I took nominal GDP and divided it by real GDP to get the deflator, the GDP price index.
I did the same with nominal and real Gross Value Added to get a GVA price index.
And then I went back to the list of data I usually use for labor productivity and figured the same for business sector output and for nonfarm business sector output: nominal relative to real.
I got a graph with four lines:
Graph #1 |
The highest line, blue, my calc for the GDP Deflator.
The highest line shows the most price increase. The lowest line (red) shows the least price increase.
Red
is my calc for the GVA price index (for Nonfinancial Corporate
Business, NFB NCB). Nominal relative to real. I indexed these lines, all
four of em, where they start (1947/01/01) so I can see how they change
as the years go by. (By default they are indexed near the end of the
series (presently 2012) so they all meet in that year, run very close
for a decade or more before and after that date, and show their
differences in the early years, which I think is bullshit.)
The two lines in the middle: Green is the business sector price index. Purple is the nonfarm business sector price index.
Not shown: The Consumer Price Index, which runs higher than the blue line, and the PCE Price Index, which runs close to the blue. (I didn't check that today, but it's what I remember from when I did check it.) Not sure why the consumers' "basket of goods" always inflates more than the business basket does. Not even sure the "basket of goods" description applies to anybody but consumers.

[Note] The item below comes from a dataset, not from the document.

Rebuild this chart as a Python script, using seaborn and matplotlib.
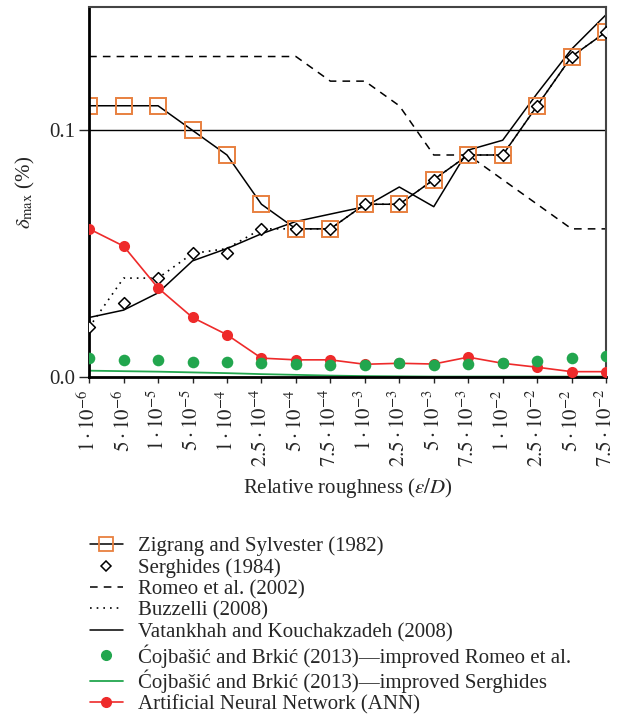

Hey -- if consumer inflation always runs
high, and business inflation low, shouldn't "cost of living adjustments"
be higher for consumers than for businesses? Seems to me. If inflation
is 2% we should get 3% wage hikes and they should get 1% price hikes. Yeah.
This is the first time I've looked at the GVA price index. It certainly is lower than the GDP deflator. Ah yeah, they probably hold their prices down by holding wages down. One hand slaps the other.